Quando era prefetto della Congregazione per la Dottrina della Fede, Joseph Ratzinger ha firmato, col pieno accordo di Giovanni Paolo II, la dispensa dal celibato per l’ordinazione di numerosi preti sposati, e la cosa è stata proseguita dal suo successore, William Levada, quando Ratzinger divenne Benedetto XVI (la prima dispensa di questo tipo risale a Pio XII). Tale dispensa concerne uomini che furono pastori protestanti oppure preti anglicani o episcopaliani (gli “anglicani americani”) che si sono convertiti al cattolicesimo. Questi uomini, divenuti agli occhi di Roma dei semplici laici cattolici, sono stati esentati dal celibato contestualmente alla loro nuova ordinazione come preti cattolici. Nel numero del 2 dicembre 2002 della rivista La Vie, un’inchiesta rivelava l’esistenza di questo clero atipico, e alla fine del giugno 2005 il settimanale pubblicava in esclusiva il ritratto di padre Patrick Balland, primo prete francofono toccato dal provvedimento, e quello della sua famiglia. Benedetto XVI ha aperto largamente la porta agli anglicani delusi dalla deriva liberale dell’anglicanesimo avvenuta nel 2009. Da allora hanno avuto luogo ordinazioni di chierici sposati in numero di una cinquantina.
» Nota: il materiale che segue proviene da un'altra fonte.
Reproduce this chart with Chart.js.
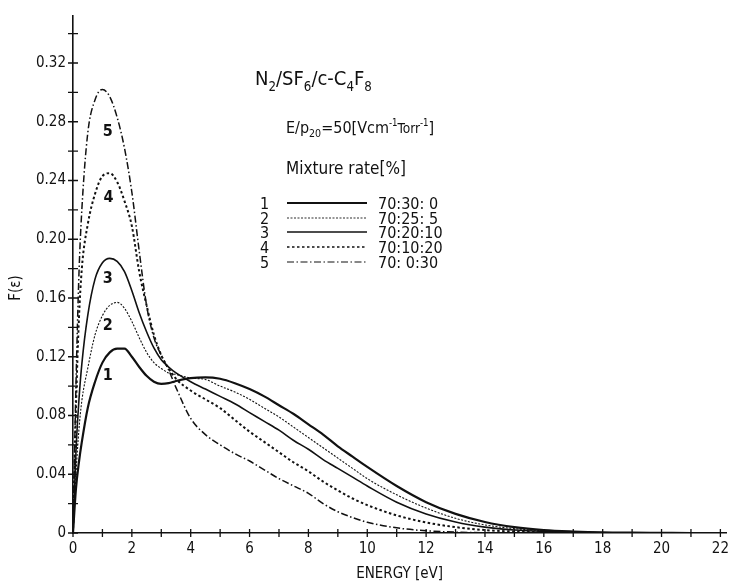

In tale contesto, l’Inghilterra può essere considerata come una sorta di laboratorio di un clero latino sposato che coesiste con un clero celibe. Alcune diocesi contano un numero sostanziale di preti sposati (5%) e non potrebbero funzionare senza di loro. Questo libro presenta la prima inchiesta di valutazione del loro ministero. Si può concludere che si tratti di un successo (è il parere dello stesso episcopato inglese), ma quando si osserva da vicino si constatano delle difficoltà, specialmente in ordine al finanziamento delle famiglie pastorali e alla mobilità dei preti.
Jean Mercier, Célibat des Prêtres, 8-9
Come si vede, la Chiesa cattolica è al contempo consapevole dell’immensa dignità del celibato sacerdotale e del suo carattere giuridico proprio: ciò le permette di custodirlo gelosamente come la perla rara che è mentre al contempo – proprio per non inflazionarlo e insudiciarlo – si tiene la libertà di studiare vie per portare a tutti gli uomini del mondo i misteri di Cristo.